» **Dataset section**
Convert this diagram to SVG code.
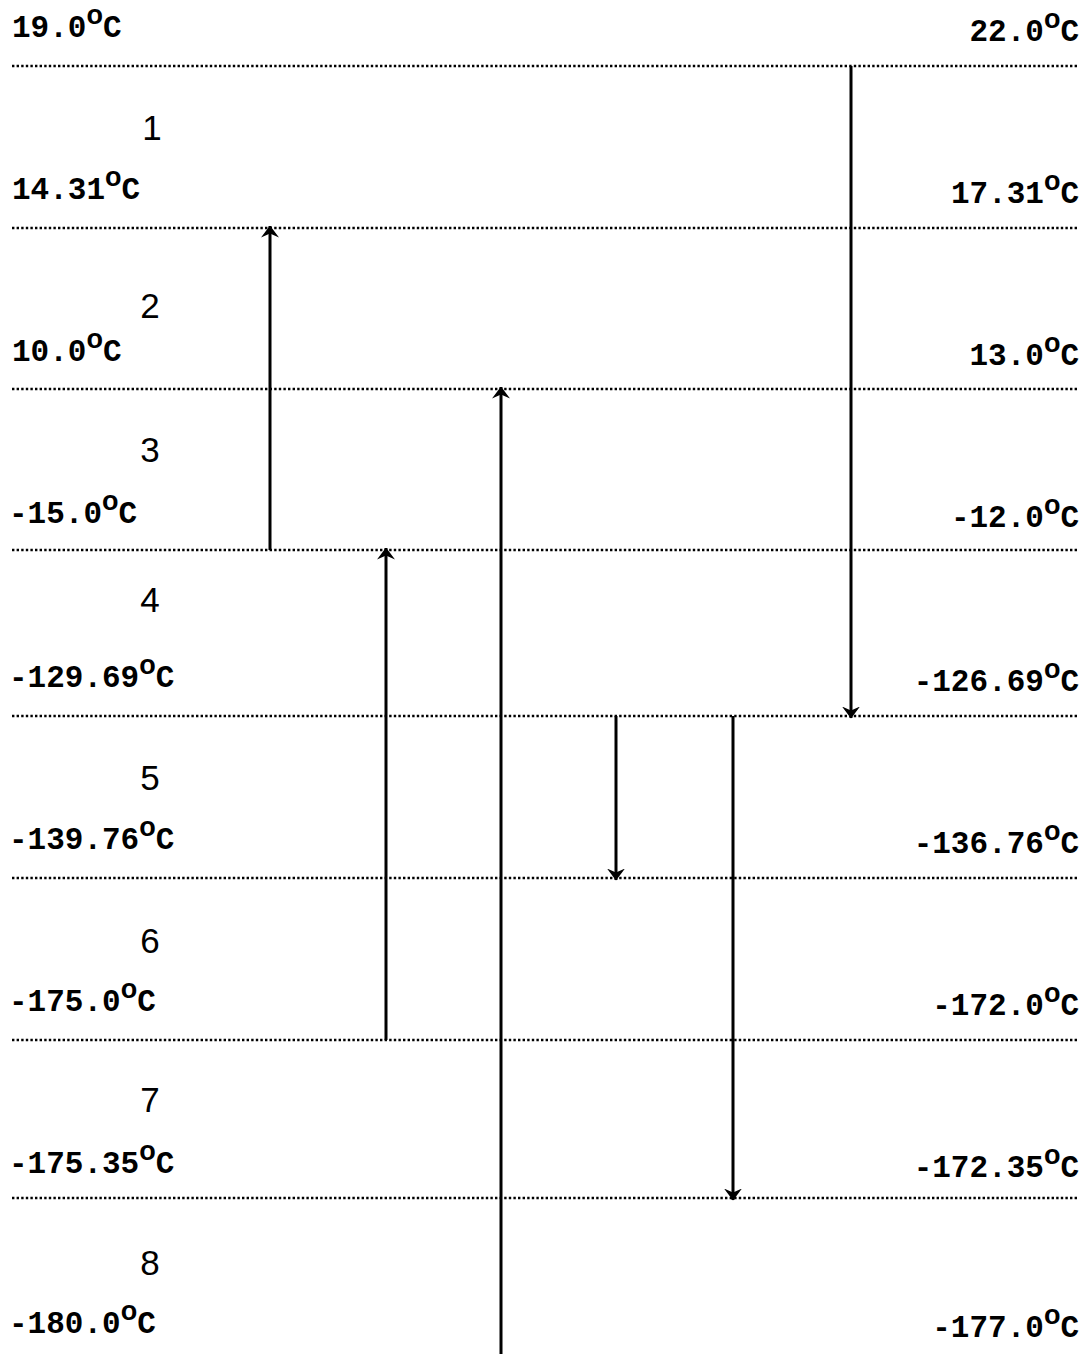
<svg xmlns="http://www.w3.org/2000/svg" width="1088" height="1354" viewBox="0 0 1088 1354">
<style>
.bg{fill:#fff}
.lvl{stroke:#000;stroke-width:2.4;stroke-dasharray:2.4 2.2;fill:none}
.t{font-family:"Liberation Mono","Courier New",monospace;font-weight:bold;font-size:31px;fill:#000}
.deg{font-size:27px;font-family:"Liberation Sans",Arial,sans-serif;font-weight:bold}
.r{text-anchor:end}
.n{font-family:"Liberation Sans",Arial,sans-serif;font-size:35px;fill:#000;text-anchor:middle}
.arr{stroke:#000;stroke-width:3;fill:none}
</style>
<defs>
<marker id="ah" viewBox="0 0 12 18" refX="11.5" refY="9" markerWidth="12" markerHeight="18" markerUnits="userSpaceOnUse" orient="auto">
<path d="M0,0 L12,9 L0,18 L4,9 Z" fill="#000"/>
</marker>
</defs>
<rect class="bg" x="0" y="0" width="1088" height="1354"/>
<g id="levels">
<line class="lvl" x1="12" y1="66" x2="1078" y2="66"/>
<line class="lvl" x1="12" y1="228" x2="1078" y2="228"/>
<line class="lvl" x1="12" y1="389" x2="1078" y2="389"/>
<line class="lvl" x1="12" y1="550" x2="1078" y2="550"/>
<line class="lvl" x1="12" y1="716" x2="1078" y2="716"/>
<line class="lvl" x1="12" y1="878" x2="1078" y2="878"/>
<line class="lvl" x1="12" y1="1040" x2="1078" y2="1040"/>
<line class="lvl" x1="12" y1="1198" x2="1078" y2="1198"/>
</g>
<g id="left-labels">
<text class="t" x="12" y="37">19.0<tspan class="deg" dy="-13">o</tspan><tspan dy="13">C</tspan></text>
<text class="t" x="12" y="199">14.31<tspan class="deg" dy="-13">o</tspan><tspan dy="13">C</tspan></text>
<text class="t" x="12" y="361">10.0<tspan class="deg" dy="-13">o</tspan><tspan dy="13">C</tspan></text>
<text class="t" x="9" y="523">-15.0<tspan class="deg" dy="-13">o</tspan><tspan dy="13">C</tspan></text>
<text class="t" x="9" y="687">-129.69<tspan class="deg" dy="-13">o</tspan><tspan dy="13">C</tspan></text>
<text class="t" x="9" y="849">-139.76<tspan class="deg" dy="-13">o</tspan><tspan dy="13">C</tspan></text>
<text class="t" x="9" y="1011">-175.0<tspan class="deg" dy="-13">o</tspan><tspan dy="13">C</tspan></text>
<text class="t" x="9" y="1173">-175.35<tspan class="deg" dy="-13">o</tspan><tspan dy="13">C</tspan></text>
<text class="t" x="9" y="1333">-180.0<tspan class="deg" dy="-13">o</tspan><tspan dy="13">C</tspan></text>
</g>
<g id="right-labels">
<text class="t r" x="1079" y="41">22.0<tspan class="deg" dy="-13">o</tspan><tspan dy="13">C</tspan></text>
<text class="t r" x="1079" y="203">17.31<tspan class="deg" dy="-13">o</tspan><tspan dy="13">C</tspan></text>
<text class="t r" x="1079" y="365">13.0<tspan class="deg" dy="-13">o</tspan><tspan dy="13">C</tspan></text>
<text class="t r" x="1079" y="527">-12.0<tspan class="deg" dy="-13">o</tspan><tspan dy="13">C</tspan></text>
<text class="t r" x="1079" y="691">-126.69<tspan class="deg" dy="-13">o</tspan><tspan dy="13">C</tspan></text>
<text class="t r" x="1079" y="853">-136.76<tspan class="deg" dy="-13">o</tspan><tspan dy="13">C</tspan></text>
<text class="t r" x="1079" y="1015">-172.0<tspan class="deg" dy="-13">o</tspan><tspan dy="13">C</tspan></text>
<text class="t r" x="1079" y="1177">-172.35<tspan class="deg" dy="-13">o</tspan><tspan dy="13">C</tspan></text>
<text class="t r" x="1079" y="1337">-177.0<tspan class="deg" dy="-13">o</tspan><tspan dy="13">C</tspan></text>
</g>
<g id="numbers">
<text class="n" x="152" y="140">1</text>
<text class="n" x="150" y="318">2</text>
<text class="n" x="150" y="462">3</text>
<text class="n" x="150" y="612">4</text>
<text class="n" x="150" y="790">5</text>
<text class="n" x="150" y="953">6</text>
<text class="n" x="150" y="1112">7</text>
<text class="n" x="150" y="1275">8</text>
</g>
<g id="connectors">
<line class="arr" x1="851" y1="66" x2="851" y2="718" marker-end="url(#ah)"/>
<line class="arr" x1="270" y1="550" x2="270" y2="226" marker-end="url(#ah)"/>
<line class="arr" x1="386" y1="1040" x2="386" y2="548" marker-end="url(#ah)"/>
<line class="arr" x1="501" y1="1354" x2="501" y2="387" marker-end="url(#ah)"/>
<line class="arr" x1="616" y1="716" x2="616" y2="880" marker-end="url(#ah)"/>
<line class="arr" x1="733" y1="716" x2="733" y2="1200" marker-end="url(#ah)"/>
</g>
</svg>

» **Given problem**
Every line of the material is to be quoted exactly, with no pictures carried over.

» **Complete output**
Convert this diagram to SVG code.
<svg xmlns="http://www.w3.org/2000/svg" width="1088" height="1354" viewBox="0 0 1088 1354">
<style>
.bg{fill:#fff}
.lvl{stroke:#000;stroke-width:2.4;stroke-dasharray:2.4 2.2;fill:none}
.t{font-family:"Liberation Mono","Courier New",monospace;font-weight:bold;font-size:31px;fill:#000}
.deg{font-size:27px;font-family:"Liberation Sans",Arial,sans-serif;font-weight:bold}
.r{text-anchor:end}
.n{font-family:"Liberation Sans",Arial,sans-serif;font-size:35px;fill:#000;text-anchor:middle}
.arr{stroke:#000;stroke-width:3;fill:none}
</style>
<defs>
<marker id="ah" viewBox="0 0 12 18" refX="11.5" refY="9" markerWidth="12" markerHeight="18" markerUnits="userSpaceOnUse" orient="auto">
<path d="M0,0 L12,9 L0,18 L4,9 Z" fill="#000"/>
</marker>
</defs>
<rect class="bg" x="0" y="0" width="1088" height="1354"/>
<g id="levels">
<line class="lvl" x1="12" y1="66" x2="1078" y2="66"/>
<line class="lvl" x1="12" y1="228" x2="1078" y2="228"/>
<line class="lvl" x1="12" y1="389" x2="1078" y2="389"/>
<line class="lvl" x1="12" y1="550" x2="1078" y2="550"/>
<line class="lvl" x1="12" y1="716" x2="1078" y2="716"/>
<line class="lvl" x1="12" y1="878" x2="1078" y2="878"/>
<line class="lvl" x1="12" y1="1040" x2="1078" y2="1040"/>
<line class="lvl" x1="12" y1="1198" x2="1078" y2="1198"/>
</g>
<g id="left-labels">
<text class="t" x="12" y="37">19.0<tspan class="deg" dy="-13">o</tspan><tspan dy="13">C</tspan></text>
<text class="t" x="12" y="199">14.31<tspan class="deg" dy="-13">o</tspan><tspan dy="13">C</tspan></text>
<text class="t" x="12" y="361">10.0<tspan class="deg" dy="-13">o</tspan><tspan dy="13">C</tspan></text>
<text class="t" x="9" y="523">-15.0<tspan class="deg" dy="-13">o</tspan><tspan dy="13">C</tspan></text>
<text class="t" x="9" y="687">-129.69<tspan class="deg" dy="-13">o</tspan><tspan dy="13">C</tspan></text>
<text class="t" x="9" y="849">-139.76<tspan class="deg" dy="-13">o</tspan><tspan dy="13">C</tspan></text>
<text class="t" x="9" y="1011">-175.0<tspan class="deg" dy="-13">o</tspan><tspan dy="13">C</tspan></text>
<text class="t" x="9" y="1173">-175.35<tspan class="deg" dy="-13">o</tspan><tspan dy="13">C</tspan></text>
<text class="t" x="9" y="1333">-180.0<tspan class="deg" dy="-13">o</tspan><tspan dy="13">C</tspan></text>
</g>
<g id="right-labels">
<text class="t r" x="1079" y="41">22.0<tspan class="deg" dy="-13">o</tspan><tspan dy="13">C</tspan></text>
<text class="t r" x="1079" y="203">17.31<tspan class="deg" dy="-13">o</tspan><tspan dy="13">C</tspan></text>
<text class="t r" x="1079" y="365">13.0<tspan class="deg" dy="-13">o</tspan><tspan dy="13">C</tspan></text>
<text class="t r" x="1079" y="527">-12.0<tspan class="deg" dy="-13">o</tspan><tspan dy="13">C</tspan></text>
<text class="t r" x="1079" y="691">-126.69<tspan class="deg" dy="-13">o</tspan><tspan dy="13">C</tspan></text>
<text class="t r" x="1079" y="853">-136.76<tspan class="deg" dy="-13">o</tspan><tspan dy="13">C</tspan></text>
<text class="t r" x="1079" y="1015">-172.0<tspan class="deg" dy="-13">o</tspan><tspan dy="13">C</tspan></text>
<text class="t r" x="1079" y="1177">-172.35<tspan class="deg" dy="-13">o</tspan><tspan dy="13">C</tspan></text>
<text class="t r" x="1079" y="1337">-177.0<tspan class="deg" dy="-13">o</tspan><tspan dy="13">C</tspan></text>
</g>
<g id="numbers">
<text class="n" x="152" y="140">1</text>
<text class="n" x="150" y="318">2</text>
<text class="n" x="150" y="462">3</text>
<text class="n" x="150" y="612">4</text>
<text class="n" x="150" y="790">5</text>
<text class="n" x="150" y="953">6</text>
<text class="n" x="150" y="1112">7</text>
<text class="n" x="150" y="1275">8</text>
</g>
<g id="connectors">
<line class="arr" x1="851" y1="66" x2="851" y2="718" marker-end="url(#ah)"/>
<line class="arr" x1="270" y1="550" x2="270" y2="226" marker-end="url(#ah)"/>
<line class="arr" x1="386" y1="1040" x2="386" y2="548" marker-end="url(#ah)"/>
<line class="arr" x1="501" y1="1354" x2="501" y2="387" marker-end="url(#ah)"/>
<line class="arr" x1="616" y1="716" x2="616" y2="880" marker-end="url(#ah)"/>
<line class="arr" x1="733" y1="716" x2="733" y2="1200" marker-end="url(#ah)"/>
</g>
</svg>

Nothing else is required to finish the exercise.